I didn't realize I was visiting the store during its most cranky historical period. I just assumed that all English shops were like Foyles, but later learned that it was considered quirky even by its most loyal customers. Christina Foyle, who for reasons understood only by herself, refused to modernize, was running it. Perhaps she was, to borrow a word from Foyle's Philavery, a collection of odd words put together by her nephew and current CEO of Foyles, a
perjink (fussy old maid). Books were arranged by publisher, and used books were stuck in with the new ones. When Americans now think of bookstores, we picture a spacious, admirably well-arranged warehouse with comfy chairs and computerized filing, not to mention the coffee. Foyles was nothing like that. It was, as the Philavery would say,
farraginous in the extreme.
But Foyles' clientele were not the mardy (whining) type. They went with the bizarre flow, and being British for the most part, simply put up with the chaos in search of rare and hard-to-get tomes possibly unavailable anywhere but there. Foyles was started by two brothers who failed their exams and decided to sell off their textbooks, and there was simply no saying what one might find in the nooks and crannies.

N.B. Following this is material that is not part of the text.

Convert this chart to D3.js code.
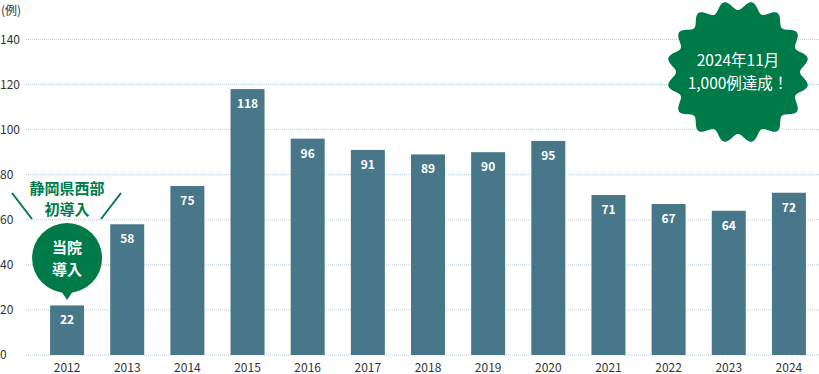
<!DOCTYPE html>
<html>
<head>
<meta charset="utf-8">
<script src="https://cdn.jsdelivr.net/npm/d3@7"></script>
<style>
  body { margin: 0; background: #fff; }
  svg { display: block; font-family: "Noto Sans CJK JP", "Noto Sans", sans-serif; }
</style>
</head>
<body>
<div id="chart"></div>
<script>
// chart data
const years = ["2012", "2013", "2014", "2015", "2016", "2017", "2018", "2019", "2020", "2021", "2022", "2023", "2024"];
const cases = [22, 58, 75, 118, 96, 91, 89, 90, 95, 71, 67, 64, 72];
const yTicks = [0, 20, 40, 60, 80, 100, 120, 140];
const unitLabel = "(例)";
const calloutLines = ["当院", "導入"];
const firstLines = ["静岡県西部", "初導入"];
const badgeLines = ["2024年11月", "1,000例達成！"];

const width = 819, height = 374;
const barColor = "#477789";
const green = "#007a48";

const svg = d3.select("#chart").append("svg")
    .attr("width", width)
    .attr("height", height);

const x = d3.scaleBand()
    .domain(years)
    .range([37, 819])
    .paddingInner(0.435)
    .paddingOuter(0.2175);

const y = d3.scaleLinear()
    .domain([0, 140])
    .range([355, 39.5]);

// gridlines
svg.append("g")
    .selectAll("line")
    .data(yTicks)
    .enter()
    .append("line")
    .attr("x1", 26)
    .attr("x2", width)
    .attr("y1", d => y(d))
    .attr("y2", d => y(d))
    .attr("stroke", "#b9cfdc")
    .attr("stroke-width", 1)
    .attr("stroke-dasharray", "1,1");

// y axis labels
svg.append("g")
    .selectAll("text")
    .data(yTicks)
    .enter()
    .append("text")
    .attr("x", 0)
    .attr("y", d => y(d))
    .attr("dy", "0.35em")
    .attr("font-size", 12)
    .attr("fill", "#333")
    .text(d => d);

svg.append("text")
    .attr("x", 1)
    .attr("y", 15)
    .attr("font-size", 12)
    .attr("fill", "#333")
    .text(unitLabel);

// bars
svg.append("g")
    .selectAll("rect")
    .data(cases)
    .enter()
    .append("rect")
    .attr("x", (d, i) => x(years[i]))
    .attr("y", d => y(d))
    .attr("width", x.bandwidth())
    .attr("height", d => y(0) - y(d))
    .attr("fill", barColor);

// value labels
svg.append("g")
    .selectAll("text")
    .data(cases)
    .enter()
    .append("text")
    .attr("x", (d, i) => x(years[i]) + x.bandwidth() / 2)
    .attr("y", d => y(d) + 19)
    .attr("text-anchor", "middle")
    .attr("font-size", 12)
    .attr("font-weight", "bold")
    .attr("fill", "#fff")
    .text(d => d);

// x axis labels
svg.append("g")
    .selectAll("text")
    .data(years)
    .enter()
    .append("text")
    .attr("x", d => x(d) + x.bandwidth() / 2)
    .attr("y", 372)
    .attr("text-anchor", "middle")
    .attr("font-size", 12)
    .attr("fill", "#333")
    .text(d => d);

// callout bubble over 2012
const cx = x(years[0]) + x.bandwidth() / 2;
const bubble = svg.append("g");
bubble.append("circle")
    .attr("cx", cx)
    .attr("cy", 258)
    .attr("r", 35)
    .attr("fill", green);
bubble.append("path")
    .attr("d", `M${cx - 8},288 L${cx},300 L${cx + 8},288 Z`)
    .attr("fill", green);
bubble.selectAll("text")
    .data(calloutLines)
    .enter()
    .append("text")
    .attr("x", cx)
    .attr("y", (d, i) => 253 + i * 22)
    .attr("text-anchor", "middle")
    .attr("font-size", 15)
    .attr("font-weight", "bold")
    .attr("fill", "#fff")
    .text(d => d);

// "first in region" note
svg.append("g")
    .selectAll("text")
    .data(firstLines)
    .enter()
    .append("text")
    .attr("x", cx)
    .attr("y", (d, i) => 194 + i * 21)
    .attr("text-anchor", "middle")
    .attr("font-size", 15)
    .attr("font-weight", "bold")
    .attr("fill", green)
    .text(d => d);

svg.append("line")
    .attr("x1", 12).attr("y1", 193)
    .attr("x2", 32).attr("y2", 219)
    .attr("stroke", green).attr("stroke-width", 2);
svg.append("line")
    .attr("x1", 121).attr("y1", 193)
    .attr("x2", 101).attr("y2", 219)
    .attr("stroke", green).attr("stroke-width", 2);

// wavy badge (16 lobes, dip at the top)
const bx = 738, by = 72;
const badgePts = d3.range(0, 721).map(k => {
    const a = (k / 720) * Math.PI * 2;
    const r = 66.5 - 4.5 * Math.cos(16 * a);
    return [bx + r * Math.sin(a), by - r * Math.cos(a)];
});
svg.append("path")
    .attr("d", d3.line().curve(d3.curveLinearClosed)(badgePts))
    .attr("fill", green);

svg.append("g")
    .selectAll("text")
    .data(badgeLines)
    .enter()
    .append("text")
    .attr("x", bx)
    .attr("y", (d, i) => 66 + i * 23)
    .attr("text-anchor", "middle")
    .attr("font-size", 15.5)
    .attr("fill", "#fff")
    .text(d => d);
</script>
</body>
</html>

I always enjoy word collections, and this is a fine one. The book itself is attractive, meant to look old-fashioned, with William-Morris-type floral cover paper and a red ribbon appending to mark one's place. And the selection is both amusing and informative. I'm not sure I'll be adding
callipygian (having buttocks that are beautifully proportioned or finely developed) or
batterfang (to attack with the fists or nails) to my working vocabulary, but I enjoyed reading them and, with some help from the author, sounding them out to myself. I may, however, pick up the cobbled together
maritodespotism - domination of a wife by her husband – to use in my next spousal dispute, and I like the onomatopoeic feel of
plap (to fall or drop with a dull sound).
Foyle's Philavery helped me understand the mysterious but useful "bellwether" – the lead sheep in the herd, often the one wearing a bell, hence, a "ringleader." Some of the words seemed quite ordinary –
gallivant, carom, prestidigitation – and were probably included simply because they roll trippingly off the tongue. Others were satisfyingly Latinate and could be readily pieced together:
exsanguinate, narcosis, metanoia.
But I was most intrigued by words that seemed to have no provenance except that someone must have just made them up at some point. "Bragly" for proud, "yaffle" for eating and drinking noisily, and "perkin," a type of weak cider. And I shall cherish
borborygmus, a medical term for the rumbling sound that emanates from the intestines. That's another one I'll try on my spouse, when the next borborygmal occasion arises.